The parable of the wedding feast is really all about our response to God’s call. It cautions us first about the dangers of indifference. When the Father invites us into a relationship with his Son, we can choose to follow him. Or, we can turn Him down and go back to our personal pursuits as though nothing has changed and no new demands have been placed on our lives.
The parable also warns us against indignation. Many people do not want to acknowledge that all sinners need salvation. To them, the Good News and its call for repentance threaten happiness and fulfilment. They would rather live in denial than receive God’s mercy and grace.
Finally, the parable warns us against incomplete conversion. The man without the wedding garment had neither ignored nor refused the invitation to the feast. But, his yes to the call of God was not carried through in his life. He wanted the good things of the Kingdom, but not enough to break with his sinful ways and live as a committed disciple.

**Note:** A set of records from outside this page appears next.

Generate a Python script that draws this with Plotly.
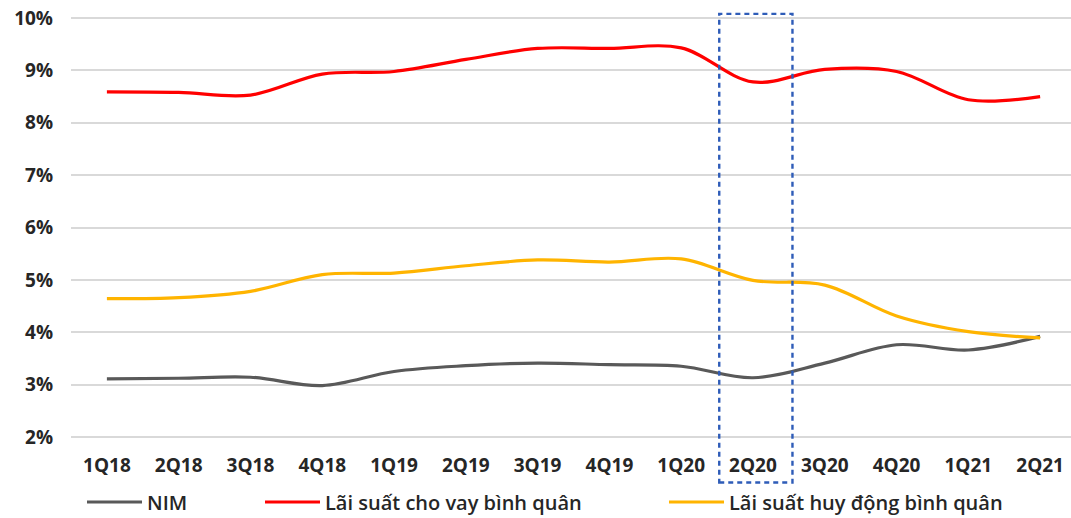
import plotly.graph_objects as go

quarters = ["1Q18", "2Q18", "3Q18", "4Q18", "1Q19", "2Q19", "3Q19", "4Q19",
            "1Q20", "2Q20", "3Q20", "4Q20", "1Q21", "2Q21"]
nim = [3.11, 3.12, 3.14, 2.98, 3.25, 3.36, 3.41, 3.38, 3.35, 3.13, 3.41, 3.76, 3.66, 3.92]
lending_rate = [8.59, 8.58, 8.53, 8.93, 8.98, 9.21, 9.42, 9.42, 9.43, 8.78, 9.02, 8.98, 8.44, 8.50]
deposit_rate = [4.64, 4.66, 4.78, 5.10, 5.13, 5.27, 5.38, 5.34, 5.40, 4.99, 4.90, 4.31, 4.01, 3.89]
y_ticks = [2, 3, 4, 5, 6, 7, 8, 9, 10]
y_tick_text = ["2%", "3%", "4%", "5%", "6%", "7%", "8%", "9%", "10%"]

FONT = "Open Sans"
TEXT = "#262626"

series = [
    ("NIM", nim, "#595959", "legend"),
    ("Lãi suất cho vay bình quân", lending_rate, "#FF0000", "legend2"),
    ("Lãi suất huy động bình quân", deposit_rate, "#FFB400", "legend3"),
]

fig = go.Figure()
for name, vals, color, lg in series:
    fig.add_trace(go.Scatter(
        x=list(range(len(quarters))), y=vals, name=name, mode="lines",
        line=dict(color=color, width=3.2, shape="spline", smoothing=1.0),
        legend=lg, showlegend=True, hoverinfo="skip",
    ))

# Dashed highlight around 2Q20
fig.add_shape(type="rect", xref="x", yref="paper",
              x0=8.53, x1=9.55, y0=-0.103, y1=1.005,
              line=dict(color="#2E5CB8", width=2.4, dash="5px,4px"),
              fillcolor="rgba(0,0,0,0)", layer="above")

legend_common = dict(orientation="h", xanchor="left", yanchor="middle",
                     bgcolor="rgba(0,0,0,0)", itemwidth=55,
                     font=dict(family=FONT, size=20, color=TEXT, weight=600),
                     xref="container", yref="container", visible=True)
tick_font = dict(family=FONT, size=19, color=TEXT, weight=700)
fig.update_layout(
    width=1071, height=518,
    showlegend=True,
    margin=dict(l=71, r=0, t=16, b=78.6),
    paper_bgcolor="white", plot_bgcolor="white",
    font=dict(family=FONT, color=TEXT),
    xaxis=dict(range=[-0.5, 13.43], tickmode="array",
               tickvals=list(range(len(quarters))), ticktext=quarters,
               showgrid=False, zeroline=False, showline=False, ticks="",
               tickfont=tick_font, ticklabelstandoff=13),
    yaxis=dict(range=[1.96, 10.04], tickmode="array", tickvals=y_ticks,
               ticktext=y_tick_text, showgrid=True, gridcolor="#D9D9D9",
               gridwidth=1.5, zeroline=False, showline=False, ticks="",
               tickfont=tick_font, ticklabelstandoff=17),
    legend=dict(x=82 / 1071, y=16 / 518, **legend_common),
    legend2=dict(x=260 / 1071, y=16 / 518, **legend_common),
    legend3=dict(x=664 / 1071, y=16 / 518, **legend_common),
)

fig.write_html("out.html")
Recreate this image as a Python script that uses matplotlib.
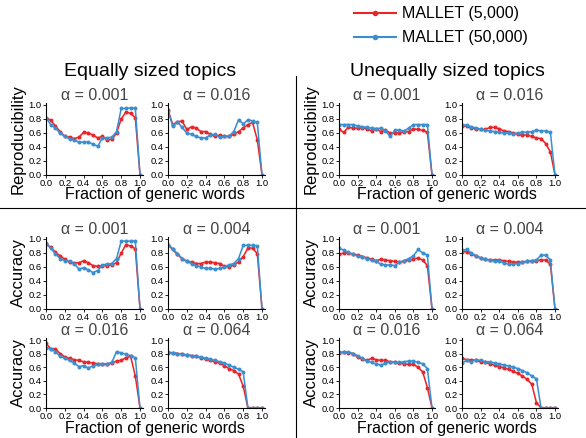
import numpy as np
import matplotlib
matplotlib.use("Agg")
import matplotlib.pyplot as plt
from matplotlib.lines import Line2D

plt.rcParams['font.family'] = ['Liberation Sans', 'DejaVu Sans']

# fraction of generic words
x = np.arange(21) * 0.05

# equal topics, reproducibility
rep_eq_001_r = [0.82, 0.78, 0.70, 0.62, 0.55, 0.54, 0.52, 0.54, 0.61, 0.60, 0.57, 0.53, 0.55, 0.50, 0.51, 0.60, 0.80, 0.90, 0.88, 0.82, 0.0]
rep_eq_001_b = [0.82, 0.72, 0.67, 0.60, 0.55, 0.52, 0.50, 0.47, 0.47, 0.47, 0.44, 0.41, 0.53, 0.53, 0.54, 0.62, 0.95, 0.95, 0.96, 0.96, 0.0]
rep_eq_016_r = [0.93, 0.72, 0.76, 0.77, 0.65, 0.69, 0.67, 0.62, 0.62, 0.58, 0.55, 0.57, 0.55, 0.55, 0.58, 0.62, 0.67, 0.72, 0.75, 0.50, 0.0]
rep_eq_016_b = [0.92, 0.70, 0.76, 0.68, 0.60, 0.58, 0.55, 0.53, 0.53, 0.57, 0.58, 0.54, 0.55, 0.56, 0.62, 0.79, 0.73, 0.79, 0.77, 0.75, 0.0]
# unequal topics, reproducibility
rep_un_001_r = [0.65, 0.61, 0.68, 0.67, 0.67, 0.67, 0.66, 0.63, 0.66, 0.62, 0.64, 0.60, 0.60, 0.60, 0.62, 0.62, 0.66, 0.65, 0.64, 0.61, 0.0]
rep_un_001_b = [0.72, 0.72, 0.72, 0.72, 0.70, 0.69, 0.68, 0.67, 0.66, 0.67, 0.63, 0.55, 0.64, 0.64, 0.63, 0.67, 0.72, 0.72, 0.72, 0.72, 0.0]
rep_un_016_r = [0.70, 0.70, 0.67, 0.66, 0.65, 0.65, 0.68, 0.68, 0.66, 0.63, 0.62, 0.60, 0.58, 0.57, 0.57, 0.55, 0.53, 0.52, 0.45, 0.33, 0.0]
rep_un_016_b = [0.72, 0.71, 0.69, 0.67, 0.65, 0.64, 0.63, 0.62, 0.61, 0.60, 0.60, 0.59, 0.60, 0.61, 0.61, 0.62, 0.64, 0.63, 0.63, 0.61, 0.0]
# equal topics, accuracy
acc_eq_001_r = [0.93, 0.88, 0.81, 0.76, 0.71, 0.67, 0.66, 0.66, 0.69, 0.66, 0.62, 0.61, 0.62, 0.62, 0.63, 0.66, 0.80, 0.92, 0.90, 0.86, 0.0]
acc_eq_001_b = [0.94, 0.87, 0.79, 0.72, 0.69, 0.68, 0.65, 0.57, 0.59, 0.56, 0.52, 0.55, 0.63, 0.64, 0.65, 0.72, 0.97, 0.97, 0.97, 0.97, 0.0]
acc_eq_004_r = [0.92, 0.85, 0.78, 0.72, 0.68, 0.67, 0.65, 0.65, 0.67, 0.67, 0.66, 0.65, 0.61, 0.60, 0.63, 0.67, 0.75, 0.87, 0.87, 0.79, 0.0]
acc_eq_004_b = [0.92, 0.86, 0.79, 0.72, 0.68, 0.65, 0.62, 0.60, 0.58, 0.58, 0.57, 0.58, 0.60, 0.63, 0.65, 0.72, 0.91, 0.91, 0.91, 0.90, 0.0]
acc_eq_016_r = [0.95, 0.87, 0.87, 0.80, 0.75, 0.73, 0.71, 0.70, 0.68, 0.67, 0.66, 0.65, 0.64, 0.64, 0.66, 0.69, 0.70, 0.74, 0.76, 0.47, 0.0]
acc_eq_016_b = [0.88, 0.87, 0.83, 0.76, 0.73, 0.70, 0.66, 0.61, 0.62, 0.59, 0.62, 0.64, 0.65, 0.65, 0.67, 0.83, 0.81, 0.79, 0.77, 0.74, 0.0]
acc_eq_064_r = [0.81, 0.81, 0.80, 0.79, 0.78, 0.77, 0.76, 0.74, 0.72, 0.70, 0.68, 0.66, 0.62, 0.58, 0.55, 0.50, 0.32, 0.0, 0.0, 0.0, 0.0]
acc_eq_064_b = [0.82, 0.81, 0.80, 0.79, 0.78, 0.77, 0.76, 0.75, 0.73, 0.72, 0.70, 0.68, 0.66, 0.63, 0.60, 0.57, 0.53, 0.0, 0.0, 0.0, 0.0]
# unequal topics, accuracy
acc_un_001_r = [0.78, 0.80, 0.80, 0.78, 0.77, 0.75, 0.73, 0.71, 0.69, 0.71, 0.70, 0.69, 0.68, 0.67, 0.68, 0.70, 0.71, 0.73, 0.70, 0.62, 0.0]
acc_un_001_b = [0.87, 0.84, 0.81, 0.78, 0.76, 0.75, 0.72, 0.70, 0.68, 0.64, 0.63, 0.63, 0.62, 0.67, 0.69, 0.72, 0.76, 0.85, 0.80, 0.77, 0.0]
acc_un_004_r = [0.82, 0.82, 0.79, 0.76, 0.73, 0.71, 0.70, 0.70, 0.70, 0.69, 0.68, 0.67, 0.67, 0.67, 0.68, 0.68, 0.69, 0.70, 0.70, 0.64, 0.0]
acc_un_004_b = [0.84, 0.85, 0.80, 0.76, 0.73, 0.71, 0.70, 0.68, 0.68, 0.66, 0.64, 0.64, 0.65, 0.67, 0.68, 0.69, 0.70, 0.77, 0.77, 0.70, 0.0]
acc_un_016_r = [0.81, 0.82, 0.81, 0.80, 0.75, 0.72, 0.70, 0.73, 0.71, 0.70, 0.70, 0.68, 0.67, 0.66, 0.65, 0.64, 0.64, 0.60, 0.53, 0.30, 0.0]
acc_un_016_b = [0.82, 0.82, 0.82, 0.80, 0.77, 0.73, 0.69, 0.67, 0.65, 0.63, 0.66, 0.68, 0.67, 0.67, 0.68, 0.69, 0.69, 0.67, 0.65, 0.58, 0.0]
acc_un_064_r = [0.73, 0.71, 0.71, 0.70, 0.68, 0.67, 0.65, 0.63, 0.61, 0.59, 0.57, 0.54, 0.51, 0.47, 0.42, 0.35, 0.08, 0.0, 0.0, 0.0, 0.0]
acc_un_064_b = [0.66, 0.70, 0.68, 0.71, 0.70, 0.68, 0.68, 0.66, 0.65, 0.63, 0.62, 0.60, 0.58, 0.55, 0.52, 0.47, 0.43, 0.0, 0.0, 0.0, 0.0]

RED = '#e8262a'
BLUE = '#3b8fd0'
W, H = 586, 438

fig = plt.figure(figsize=(W / 100, H / 100), dpi=100)

# pixel extents of the 0..1 data area
cols = [(46, 140), (168, 262), (339, 432), (462, 555)]
rows = [(105, 175), (239, 309), (340, 408)]

panels = [
    (0, 0, 'α = 0.001', rep_eq_001_r, rep_eq_001_b),
    (0, 1, 'α = 0.016', rep_eq_016_r, rep_eq_016_b),
    (0, 2, 'α = 0.001', rep_un_001_r, rep_un_001_b),
    (0, 3, 'α = 0.016', rep_un_016_r, rep_un_016_b),
    (1, 0, 'α = 0.001', acc_eq_001_r, acc_eq_001_b),
    (1, 1, 'α = 0.004', acc_eq_004_r, acc_eq_004_b),
    (1, 2, 'α = 0.001', acc_un_001_r, acc_un_001_b),
    (1, 3, 'α = 0.004', acc_un_004_r, acc_un_004_b),
    (2, 0, 'α = 0.016', acc_eq_016_r, acc_eq_016_b),
    (2, 1, 'α = 0.064', acc_eq_064_r, acc_eq_064_b),
    (2, 2, 'α = 0.016', acc_un_016_r, acc_un_016_b),
    (2, 3, 'α = 0.064', acc_un_064_r, acc_un_064_b),
]

ticks = np.arange(0, 1.01, 0.2)
band = 0.03
for r, c, title, red, blue in panels:
    x0, x1 = cols[c]
    y0, y1 = rows[r]
    pad = 0.03
    ax = fig.add_axes([x0 / W, 1 - y1 / H, (x1 - x0) * (1 + pad) / W, (y1 - y0) * (1 + pad) / H])
    red = np.array(red)
    blue = np.array(blue)
    ax.fill_between(x, np.clip(red - band, 0, None), red + band, color=RED, alpha=0.12, lw=0)
    ax.fill_between(x, np.clip(blue - band, 0, None), blue + band, color=BLUE, alpha=0.12, lw=0)
    ax.plot(x, red, color=RED, lw=1.1, marker='o', ms=1.8)
    ax.plot(x, blue, color=BLUE, lw=1.1, marker='o', ms=1.8)
    ax.set_xlim(0, 1.03)
    ax.set_ylim(0, 1.03)
    ax.set_xticks(ticks)
    ax.set_yticks(ticks)
    ax.set_xticklabels(['%.1f' % v for v in ticks])
    ax.set_yticklabels(['%.1f' % v for v in ticks])
    ax.tick_params(labelsize=6.8, length=2, width=0.6, pad=1)
    for s in ['top', 'right']:
        ax.spines[s].set_visible(False)
    for s in ['left', 'bottom']:
        ax.spines[s].set_linewidth(0.8)
    ax.set_title(title, fontsize=11.5, color='#444444', pad=1 if r < 2 else -4)
    if c in (0, 2):
        ax.set_ylabel('Reproducibility' if r == 0 else 'Accuracy', fontsize=12, labelpad=2)

# x labels
for cx in (155 / W, 447 / W):
    fig.text(cx, 1 - 195 / H, 'Fraction of generic words', ha='center', va='center', fontsize=11.5)
    fig.text(cx, 1 - 429 / H, 'Fraction of generic words', ha='center', va='center', fontsize=11.5)

# section headings
fig.text(150 / W, 1 - 71 / H, 'Equally sized topics', ha='center', va='center', fontsize=14)
fig.text(447 / W, 1 - 71 / H, 'Unequally sized topics', ha='center', va='center', fontsize=14)

# dividers
fig.add_artist(Line2D([296 / W, 296 / W], [0, 1 - 76 / H], color='black', lw=0.8))
fig.add_artist(Line2D([0, 1], [1 - 208 / H, 1 - 208 / H], color='black', lw=0.8))

handles = [Line2D([], [], color=RED, lw=1.5, marker='o', ms=3),
           Line2D([], [], color=BLUE, lw=1.5, marker='o', ms=3)]
fig.legend(handles, ['MALLET (5,000)', 'MALLET (50,000)'], loc='upper left',
           bbox_to_anchor=(340 / W, 1.018), frameon=False, fontsize=11.5,
           handlelength=2.6, handletextpad=0.4, labelspacing=0.55)

fig.savefig('out.png', dpi=100)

The final verse captures the message of the parable in a short maxim. Many are invited, Jesus says, but few are chosen. The point is that all are called to the Kingdom, but not all will be found worthy to possess it.
Some will decline the invitation and so exclude themselves from its blessings. Others will accept it but will not follow through in putting its demands into practice.
Now, here is where the parable speaks about you! Those found acceptable are those committed to directing their lives by the gospel. You are to clothe yourself in the garments of true repentance and Christ-like righteousness. Indeed, you are to clothe yourself in Christ.
Clothing oneself in Christ through baptism and the gift of oneself is what links the saints whose relics will be placed in the altar: the virgin to whom Our Lord appeared to reveal his Sacred Heart—St. Margaret Mary Alacocque and the martyr saint, Maria Goretti, the champion of purity from the last century and the ancient martyrs Clare, Vincent and Severus.
We should know that, as it was for our patron St. Maurice, whose relic we will embed in the altar on this Golden Anniversary of the parish dedicated to his memory, attaching ourselves to Christ is costly. This is particularly true in this age, which is increasingly hostile to the gospel message.
The Roman Emperor commanded the Theban Legion and Maurice to sacrifice to the gods but, as Christian believers, they refused. Maurice sent him the message, “Emperor, we are your soldiers; we are ready to combat the enemies of the empire, but we are also Christians, and we owe fidelity to the true God. We are not rebels, but we prefer to die, innocent, rather than to live, guilty.”